> _Requirement_:
Write out each line from the data below that includes the word "with".

> _Information shown_:
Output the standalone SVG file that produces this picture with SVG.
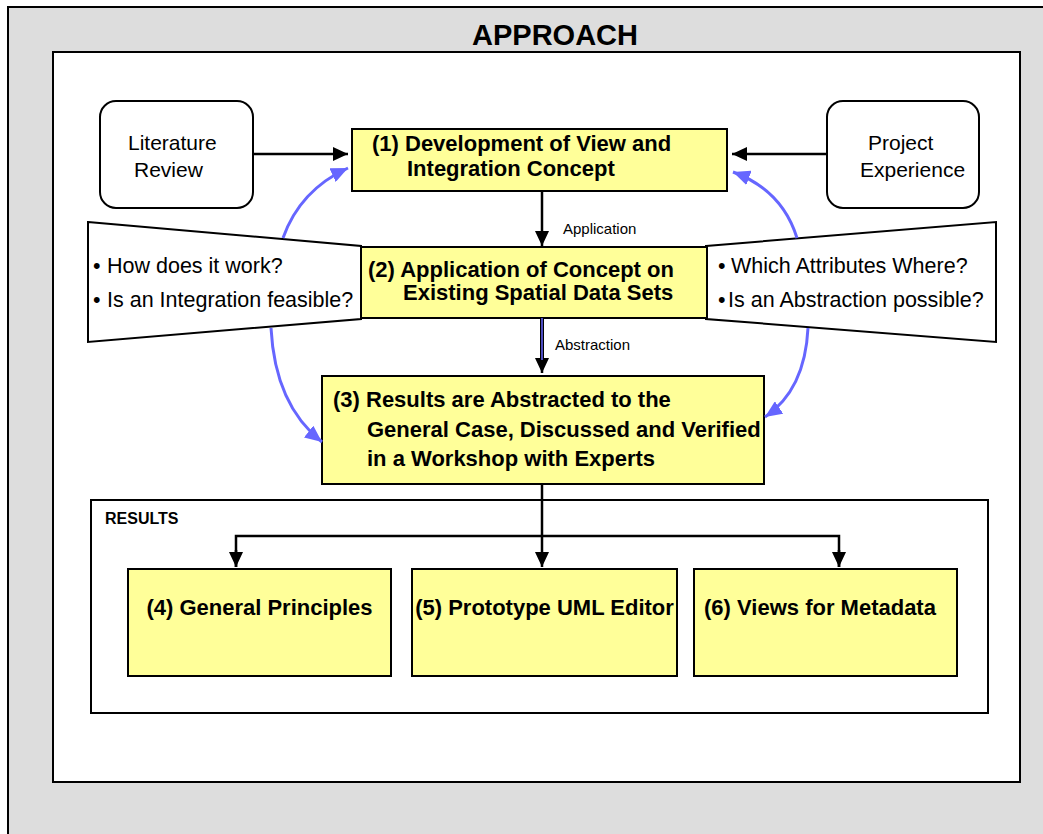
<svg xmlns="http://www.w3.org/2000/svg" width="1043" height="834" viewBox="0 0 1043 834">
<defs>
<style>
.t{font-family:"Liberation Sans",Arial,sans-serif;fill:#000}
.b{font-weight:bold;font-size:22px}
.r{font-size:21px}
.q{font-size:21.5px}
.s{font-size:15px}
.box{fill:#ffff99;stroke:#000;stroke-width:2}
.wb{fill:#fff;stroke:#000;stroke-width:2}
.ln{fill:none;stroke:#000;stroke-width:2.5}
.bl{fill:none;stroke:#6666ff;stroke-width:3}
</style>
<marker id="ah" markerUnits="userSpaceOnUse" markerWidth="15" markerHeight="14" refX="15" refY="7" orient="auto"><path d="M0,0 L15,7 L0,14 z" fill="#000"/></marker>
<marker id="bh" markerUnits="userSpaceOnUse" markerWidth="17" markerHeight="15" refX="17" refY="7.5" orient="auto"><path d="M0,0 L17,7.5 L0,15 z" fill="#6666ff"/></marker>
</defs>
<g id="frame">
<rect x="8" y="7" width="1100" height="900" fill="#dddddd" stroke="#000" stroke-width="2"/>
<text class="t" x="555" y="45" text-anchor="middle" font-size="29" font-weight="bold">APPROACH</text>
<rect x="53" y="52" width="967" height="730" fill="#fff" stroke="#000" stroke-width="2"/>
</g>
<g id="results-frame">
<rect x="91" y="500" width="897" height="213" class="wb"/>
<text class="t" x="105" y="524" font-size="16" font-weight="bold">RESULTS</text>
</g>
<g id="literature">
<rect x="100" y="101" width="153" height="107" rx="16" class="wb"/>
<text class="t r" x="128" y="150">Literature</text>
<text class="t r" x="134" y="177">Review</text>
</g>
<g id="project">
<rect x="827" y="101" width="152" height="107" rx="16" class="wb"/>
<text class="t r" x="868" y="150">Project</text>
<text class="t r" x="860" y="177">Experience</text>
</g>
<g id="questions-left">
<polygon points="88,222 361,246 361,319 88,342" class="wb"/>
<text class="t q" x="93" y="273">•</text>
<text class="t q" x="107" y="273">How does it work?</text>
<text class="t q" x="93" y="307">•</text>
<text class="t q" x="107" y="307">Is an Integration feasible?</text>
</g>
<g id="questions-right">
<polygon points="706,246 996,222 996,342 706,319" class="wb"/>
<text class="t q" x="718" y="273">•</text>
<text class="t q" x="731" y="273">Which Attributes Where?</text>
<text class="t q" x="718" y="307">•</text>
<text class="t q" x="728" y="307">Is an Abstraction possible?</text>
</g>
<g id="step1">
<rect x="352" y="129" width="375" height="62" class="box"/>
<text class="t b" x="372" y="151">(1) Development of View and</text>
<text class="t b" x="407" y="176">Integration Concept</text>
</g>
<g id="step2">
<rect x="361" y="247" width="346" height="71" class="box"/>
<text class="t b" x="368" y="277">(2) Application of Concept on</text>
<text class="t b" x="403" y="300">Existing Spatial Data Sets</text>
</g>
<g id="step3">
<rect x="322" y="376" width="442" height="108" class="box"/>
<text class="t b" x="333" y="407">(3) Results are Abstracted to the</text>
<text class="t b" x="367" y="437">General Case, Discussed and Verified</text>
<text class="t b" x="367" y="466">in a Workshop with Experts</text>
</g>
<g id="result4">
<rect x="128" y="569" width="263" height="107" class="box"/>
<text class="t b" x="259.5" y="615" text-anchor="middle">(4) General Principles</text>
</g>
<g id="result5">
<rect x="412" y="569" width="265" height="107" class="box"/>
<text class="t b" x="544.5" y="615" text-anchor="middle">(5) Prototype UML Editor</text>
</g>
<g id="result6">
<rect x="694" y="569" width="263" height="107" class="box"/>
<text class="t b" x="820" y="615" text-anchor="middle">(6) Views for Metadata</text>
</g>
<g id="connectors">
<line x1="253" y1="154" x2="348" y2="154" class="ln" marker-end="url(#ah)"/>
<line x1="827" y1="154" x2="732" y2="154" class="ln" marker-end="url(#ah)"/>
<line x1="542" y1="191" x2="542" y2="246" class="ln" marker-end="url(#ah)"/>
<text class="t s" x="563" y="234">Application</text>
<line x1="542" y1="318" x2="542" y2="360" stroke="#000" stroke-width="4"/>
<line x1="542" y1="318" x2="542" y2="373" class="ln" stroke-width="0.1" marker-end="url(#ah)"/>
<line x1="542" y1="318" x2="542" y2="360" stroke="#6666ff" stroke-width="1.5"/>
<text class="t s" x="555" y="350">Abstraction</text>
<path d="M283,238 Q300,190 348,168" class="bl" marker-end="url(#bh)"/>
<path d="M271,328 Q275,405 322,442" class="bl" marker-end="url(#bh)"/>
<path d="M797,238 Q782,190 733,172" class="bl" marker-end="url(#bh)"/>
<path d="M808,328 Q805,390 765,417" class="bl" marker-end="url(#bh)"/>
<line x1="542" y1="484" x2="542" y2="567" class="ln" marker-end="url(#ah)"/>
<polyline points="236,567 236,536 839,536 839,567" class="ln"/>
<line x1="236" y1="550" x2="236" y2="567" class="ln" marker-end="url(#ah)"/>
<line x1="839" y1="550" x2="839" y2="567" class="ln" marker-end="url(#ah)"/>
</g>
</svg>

> _Result of this task_:
Output the standalone SVG file that produces this picture with SVG.
<text class="t b" x="367" y="466">in a Workshop with Experts</text>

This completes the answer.